◆ WRITTEN EXERCISE ◆
Leaving out the pictures, transcribe all of the records faithfully.

— START OF SUPPLIED DATA —

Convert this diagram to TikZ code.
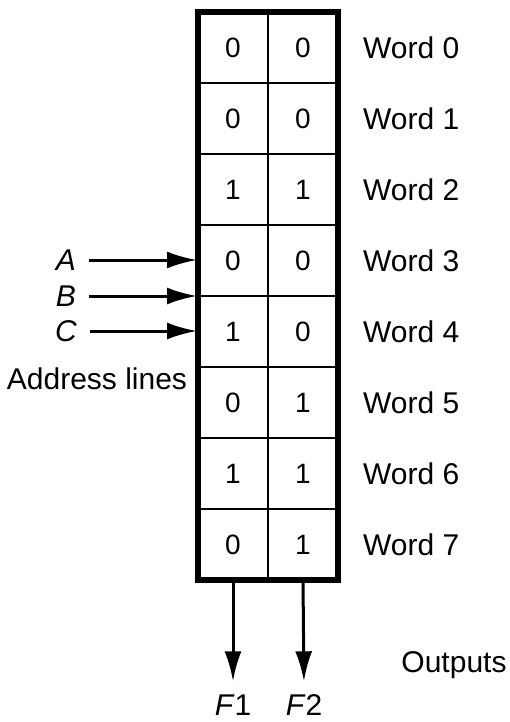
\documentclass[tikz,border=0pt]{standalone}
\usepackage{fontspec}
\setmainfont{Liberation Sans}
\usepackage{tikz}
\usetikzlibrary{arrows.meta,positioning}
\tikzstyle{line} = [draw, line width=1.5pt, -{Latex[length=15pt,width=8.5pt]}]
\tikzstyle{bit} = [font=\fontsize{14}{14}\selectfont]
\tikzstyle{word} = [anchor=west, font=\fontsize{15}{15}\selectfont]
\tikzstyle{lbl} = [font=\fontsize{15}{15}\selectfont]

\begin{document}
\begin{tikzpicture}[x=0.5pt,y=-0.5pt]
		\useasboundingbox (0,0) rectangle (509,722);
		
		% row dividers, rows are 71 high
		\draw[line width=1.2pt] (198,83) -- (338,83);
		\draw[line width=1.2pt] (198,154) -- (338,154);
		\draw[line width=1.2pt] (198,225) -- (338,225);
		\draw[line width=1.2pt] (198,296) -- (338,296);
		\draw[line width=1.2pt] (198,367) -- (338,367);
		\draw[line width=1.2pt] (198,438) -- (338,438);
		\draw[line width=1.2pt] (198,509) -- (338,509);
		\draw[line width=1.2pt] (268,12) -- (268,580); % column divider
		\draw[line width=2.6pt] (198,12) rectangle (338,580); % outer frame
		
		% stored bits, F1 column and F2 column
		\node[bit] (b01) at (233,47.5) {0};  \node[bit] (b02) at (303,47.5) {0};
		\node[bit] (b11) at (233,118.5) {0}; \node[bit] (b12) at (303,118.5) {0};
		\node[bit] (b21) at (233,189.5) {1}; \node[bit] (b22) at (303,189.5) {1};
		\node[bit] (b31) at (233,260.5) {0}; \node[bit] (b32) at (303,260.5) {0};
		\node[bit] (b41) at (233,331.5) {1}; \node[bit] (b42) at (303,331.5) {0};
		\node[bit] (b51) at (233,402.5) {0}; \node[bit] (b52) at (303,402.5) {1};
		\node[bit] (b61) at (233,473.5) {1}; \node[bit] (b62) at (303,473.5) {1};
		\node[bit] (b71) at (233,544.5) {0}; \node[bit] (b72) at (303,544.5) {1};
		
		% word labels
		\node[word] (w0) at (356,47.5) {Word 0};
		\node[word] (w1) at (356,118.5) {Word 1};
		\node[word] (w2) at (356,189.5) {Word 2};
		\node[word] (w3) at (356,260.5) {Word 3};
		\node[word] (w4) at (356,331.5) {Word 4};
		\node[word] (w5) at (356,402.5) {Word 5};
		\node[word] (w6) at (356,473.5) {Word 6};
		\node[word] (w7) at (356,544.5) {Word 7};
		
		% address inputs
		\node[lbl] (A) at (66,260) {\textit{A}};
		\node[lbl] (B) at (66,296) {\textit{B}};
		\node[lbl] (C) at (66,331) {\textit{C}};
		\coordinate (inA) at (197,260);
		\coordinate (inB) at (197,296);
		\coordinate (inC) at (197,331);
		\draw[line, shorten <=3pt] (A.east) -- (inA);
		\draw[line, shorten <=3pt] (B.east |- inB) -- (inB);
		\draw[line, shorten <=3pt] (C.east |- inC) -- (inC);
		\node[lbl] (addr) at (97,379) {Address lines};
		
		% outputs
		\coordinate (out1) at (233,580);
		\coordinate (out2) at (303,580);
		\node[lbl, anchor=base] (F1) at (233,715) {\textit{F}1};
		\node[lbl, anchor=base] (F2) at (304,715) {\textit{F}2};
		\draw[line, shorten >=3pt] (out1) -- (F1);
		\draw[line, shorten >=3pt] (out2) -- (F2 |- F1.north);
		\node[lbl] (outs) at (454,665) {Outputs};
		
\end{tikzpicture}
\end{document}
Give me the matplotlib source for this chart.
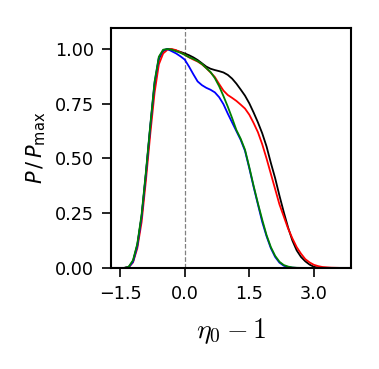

— END OF SUPPLIED DATA —

◆ FINISHED EXERCISE ◆
Convert this diagram to TikZ code.
\documentclass[tikz,border=0pt]{standalone}
\usepackage{fontspec}
\setmainfont{Liberation Sans}
\usepackage{tikz}
\usetikzlibrary{arrows.meta,positioning}
\tikzstyle{line} = [draw, line width=1.5pt, -{Latex[length=15pt,width=8.5pt]}]
\tikzstyle{bit} = [font=\fontsize{14}{14}\selectfont]
\tikzstyle{word} = [anchor=west, font=\fontsize{15}{15}\selectfont]
\tikzstyle{lbl} = [font=\fontsize{15}{15}\selectfont]

\begin{document}
\begin{tikzpicture}[x=0.5pt,y=-0.5pt]
		\useasboundingbox (0,0) rectangle (509,722);
		
		% row dividers, rows are 71 high
		\draw[line width=1.2pt] (198,83) -- (338,83);
		\draw[line width=1.2pt] (198,154) -- (338,154);
		\draw[line width=1.2pt] (198,225) -- (338,225);
		\draw[line width=1.2pt] (198,296) -- (338,296);
		\draw[line width=1.2pt] (198,367) -- (338,367);
		\draw[line width=1.2pt] (198,438) -- (338,438);
		\draw[line width=1.2pt] (198,509) -- (338,509);
		\draw[line width=1.2pt] (268,12) -- (268,580); % column divider
		\draw[line width=2.6pt] (198,12) rectangle (338,580); % outer frame
		
		% stored bits, F1 column and F2 column
		\node[bit] (b01) at (233,47.5) {0};  \node[bit] (b02) at (303,47.5) {0};
		\node[bit] (b11) at (233,118.5) {0}; \node[bit] (b12) at (303,118.5) {0};
		\node[bit] (b21) at (233,189.5) {1}; \node[bit] (b22) at (303,189.5) {1};
		\node[bit] (b31) at (233,260.5) {0}; \node[bit] (b32) at (303,260.5) {0};
		\node[bit] (b41) at (233,331.5) {1}; \node[bit] (b42) at (303,331.5) {0};
		\node[bit] (b51) at (233,402.5) {0}; \node[bit] (b52) at (303,402.5) {1};
		\node[bit] (b61) at (233,473.5) {1}; \node[bit] (b62) at (303,473.5) {1};
		\node[bit] (b71) at (233,544.5) {0}; \node[bit] (b72) at (303,544.5) {1};
		
		% word labels
		\node[word] (w0) at (356,47.5) {Word 0};
		\node[word] (w1) at (356,118.5) {Word 1};
		\node[word] (w2) at (356,189.5) {Word 2};
		\node[word] (w3) at (356,260.5) {Word 3};
		\node[word] (w4) at (356,331.5) {Word 4};
		\node[word] (w5) at (356,402.5) {Word 5};
		\node[word] (w6) at (356,473.5) {Word 6};
		\node[word] (w7) at (356,544.5) {Word 7};
		
		% address inputs
		\node[lbl] (A) at (66,260) {\textit{A}};
		\node[lbl] (B) at (66,296) {\textit{B}};
		\node[lbl] (C) at (66,331) {\textit{C}};
		\coordinate (inA) at (197,260);
		\coordinate (inB) at (197,296);
		\coordinate (inC) at (197,331);
		\draw[line, shorten <=3pt] (A.east) -- (inA);
		\draw[line, shorten <=3pt] (B.east |- inB) -- (inB);
		\draw[line, shorten <=3pt] (C.east |- inC) -- (inC);
		\node[lbl] (addr) at (97,379) {Address lines};
		
		% outputs
		\coordinate (out1) at (233,580);
		\coordinate (out2) at (303,580);
		\node[lbl, anchor=base] (F1) at (233,715) {\textit{F}1};
		\node[lbl, anchor=base] (F2) at (304,715) {\textit{F}2};
		\draw[line, shorten >=3pt] (out1) -- (F1);
		\draw[line, shorten >=3pt] (out2) -- (F2 |- F1.north);
		\node[lbl] (outs) at (454,665) {Outputs};
		
\end{tikzpicture}
\end{document}
Give me the matplotlib source for this chart.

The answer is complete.